In realtà, l’unico modo per uscire dal circolo vizioso fra una condizione impiegatizia, nella quale l’unico merito è quello di invecchiare, ed una retribuzione sempre più bassa consiste proprio nel cambiare il parametro di riferimento. Chi fa meglio sia pagato meglio: chi si impegna e contribuisce alla vita ed allo sviluppo dei propri studenti e della propria scuola progredisca più in fretta nella carriera. E non si continui a raccontare che già tutti lo fanno e che non possono fare nulla di più. Oltre a non essere credibile, questa è un’offesa proprio per quelli che lo fanno davvero.

Insomma, occorre uscire una buona volta da una finzione che non è più sostenibile, né sotto il profilo della credibilità né sotto quello finanziario. Occorre accettare di aprire la scatola nera della professionalità docente e riconoscere chi fa di più e chi fa meglio: anche se – o proprio perché – questo richiede che sia finalmente messo da parte il tabù della “non valutazione”. Come tutte le professioni, anche quella docente è valutabile: negli esiti di apprendimento, nella qualità e quantità dell’impegno, nella partecipazione alla vita attiva della scuola ed al suo funzionamento. Si potrà sempre dire che c’è dell’altro: ma farne un alibi per non cominciare da qualche parte significa continuare a ripetere all’infinito le formule di sempre, che non funzionano più.

Occorre andare fra i docenti (non fra chi sostiene di rappresentarli) ed ascoltarli: la maggior parte di loro vuole “essere riconosciuta” e sarebbe pronta a mettersi in gioco se gliene fosse offerta l’opportunità. Negare questo vuol dire far loro la peggiore offesa che si possa fare ad un professionista: assumere che abbia timore di far vedere quanto vale. Si crede di tutelare l’immagine professionale degli insegnanti mettendoli al riparo dalla valutazione? 

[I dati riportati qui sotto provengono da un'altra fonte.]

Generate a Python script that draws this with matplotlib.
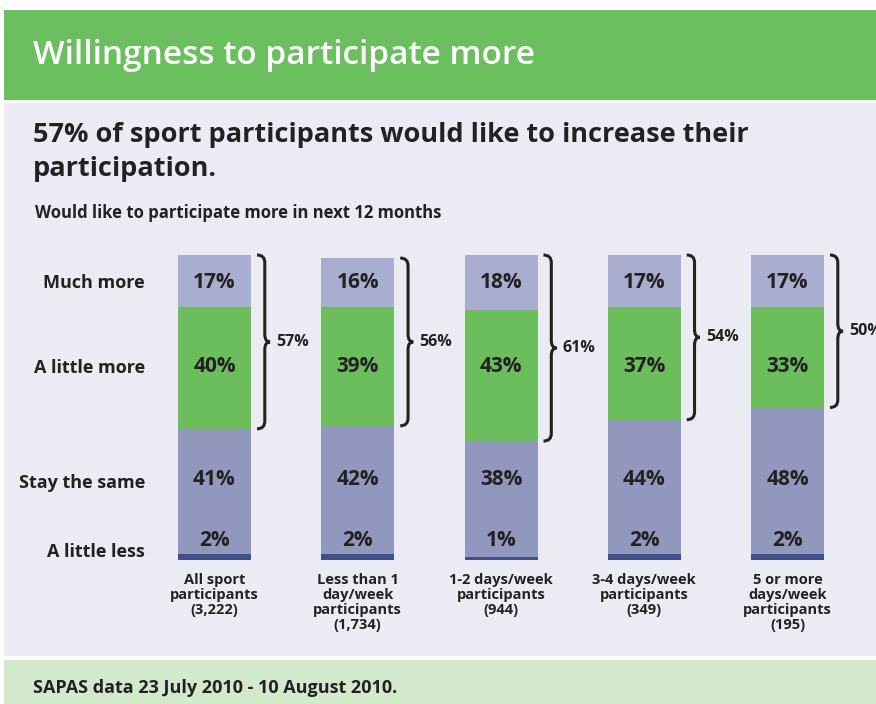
import matplotlib
matplotlib.use("Agg")
import matplotlib.pyplot as plt
from matplotlib.patches import Rectangle, PathPatch
from matplotlib.path import Path
import numpy as np

# data
groups = ["All sport\nparticipants\n(3,222)",
          "Less than 1\nday/week\nparticipants\n(1,734)",
          "1-2 days/week\nparticipants\n(944)",
          "3-4 days/week\nparticipants\n(349)",
          "5 or more\ndays/week\nparticipants\n(195)"]
rows = ["A little less", "Stay the same", "A little more", "Much more"]
little_less = [2, 2, 1, 2, 2]
stay_same = [41, 42, 38, 44, 48]
little_more = [40, 39, 43, 37, 33]
much_more = [17, 16, 18, 17, 17]
totals_more = [57, 56, 61, 54, 50]

W, H = 876, 704
plt.rcParams['font.family'] = ['Open Sans', 'DejaVu Sans']
fig = plt.figure(figsize=(W / 100, H / 100), dpi=100)
fig.patch.set_facecolor("white")

def fx(px):
    return px / W

def fy(py):
    return 1 - py / H

# background bands
for (top_px, bot_px, col) in [(10, 100, "#6cbf5e"), (103, 656, "#ebebf3"), (660, 706, "#d3e9cb")]:
    fig.patches.append(Rectangle((fx(4), fy(bot_px)), fx(W), (bot_px - top_px) / H,
                                 transform=fig.transFigure, facecolor=col,
                                 edgecolor="none", zorder=-10))

fig.text(fx(33), fy(55), "Willingness to participate more", color="white",
         fontsize=24, fontweight="semibold", va="center", ha="left")
fig.text(fx(33), fy(152), "57% of sport participants would like to increase their\nparticipation.",
         color="#222222", fontsize=19.5, fontweight="bold", va="center", ha="left",
         linespacing=1.35)
fig.text(fx(35), fy(213), "Would like to participate more in next 12 months", color="#222222",
         fontsize=12, fontweight="bold", va="center", ha="left")
fig.text(fx(33), fy(688), "SAPAS data 23 July 2010 - 10 August 2010.", color="#222222",
         fontsize=13, fontweight="bold", va="center", ha="left")

# chart axes: y 0..100 maps to px 560..255
bar_top, bar_bot = 255, 560
ax = fig.add_axes([0, fy(bar_bot), 1, (bar_bot - bar_top) / H])
ax.set_xlim((0 - 214.5) / 143.25, (W - 214.5) / 143.25)
ax.set_ylim(0, 100)
ax.axis("off")

x = np.arange(len(groups))
bw = 73 / 143.25
ll = np.array(little_less)
ss = np.array(stay_same)
lm = np.array(little_more)
mm = np.array(much_more)
ax.bar(x, ll, bw, color="#42508a", linewidth=0)
ax.bar(x, ss, bw, bottom=ll, color="#9297bd", linewidth=0)
ax.bar(x, lm, bw, bottom=ll + ss, color="#6cbe5c", linewidth=0)
ax.bar(x, mm, bw, bottom=ll + ss + lm, color="#a9adcf", linewidth=0)

def py2d(py):
    return (bar_bot - py) / (bar_bot - bar_top) * 100

row_y = [py2d(541), py2d(480), py2d(366), py2d(283)]
row_label_y = [py2d(552), py2d(483), py2d(368), py2d(283)]
series = [ll, ss, lm, mm]
for r in range(4):
    ax.text((145 - 214.5) / 143.25, row_label_y[r], rows[r], ha="right", va="center",
            fontsize=13, fontweight="bold", color="#222222")
    for i in range(len(groups)):
        ax.text(x[i], row_y[r], f"{series[r][i]}%", ha="center", va="center",
                fontsize=15, fontweight="bold", color="#222222")

for i in range(len(groups)):
    ax.text(x[i], -4.3, groups[i], ha="center", va="top", fontsize=10.5,
            fontweight="bold", color="#222222", linespacing=1.08)

# curly braces
def brace(ax, x0, y0, y1, w, h):
    ym = (y0 + y1) / 2
    xv = x0 + w * 0.6
    verts = [(x0, y1), (xv, y1), (xv, y1 - h),
             (xv, ym + h), (xv, ym), (x0 + w, ym),
             (xv, ym), (xv, ym - h),
             (xv, y0 + h), (xv, y0), (x0, y0)]
    codes = [Path.MOVETO, Path.CURVE3, Path.CURVE3,
             Path.LINETO, Path.CURVE3, Path.CURVE3,
             Path.CURVE3, Path.CURVE3,
             Path.LINETO, Path.CURVE3, Path.CURVE3]
    ax.add_patch(PathPatch(Path(verts, codes), facecolor="none", edgecolor="#222222",
                           linewidth=2.2, clip_on=False, capstyle="butt"))

top = ll + ss + lm + mm
low = ll + ss
for i in range(len(groups)):
    x0 = x[i] + bw / 2 + 6 / 143.25
    brace(ax, x0, low[i], top[i], 13 / 143.25, 2.5)
    ax.text(x0 + 19 / 143.25, (low[i] + top[i]) / 2, f"{totals_more[i]}%", ha="left",
            va="center", fontsize=11.5, fontweight="bold", color="#222222", clip_on=False)

fig.savefig("out.png", dpi=100)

Le conseguenze di questa miopia sono sotto gli occhi di tutti. Quale ministro o quale Governo si sarebbe permesso anche solo di ipotizzare lo schiaffo delle 24 ore, obbligatorie per tutti ed a zero euro, se ci fosse stato un sistema di valutazione dei meriti individuali? Solo ad una folla senza volto si poteva immaginare di imporre una norma irragionevole ed iniqua come quella avanzata. Ma non basta indignarsi e respingere le misure immaginate: occorre capire perché sono state possibili e come si potrebbe fare per evitare che venissero riproposte. Altrimenti, i 180 milioni di euro di risparmio perseguito finiranno con l’uscire da qualche altra parte e sempre a spese di tutti: ma con un danno proporzionalmente maggiore per quelli che lavorano e meritano di più.

E quindi cominciamo finalmente a porci le domande giuste: chi sono i docenti che già oggi fanno meglio e contribuiscono più degli altri a sostenere quel che funziona del nostro sistema di istruzione? Chi e come deve essere chiamato a decidere sul merito? È proprio vero che una flessibilità oraria differenziata non costituisca una risorsa per i singoli e per la scuola (e non solo per farci le supplenze)? Vogliamo ricominciare a parlare di organico funzionale, quello vero, che nutre l’autonomia? Vogliamo guardare in faccia i singoli e non nasconderci dietro i grandi numeri?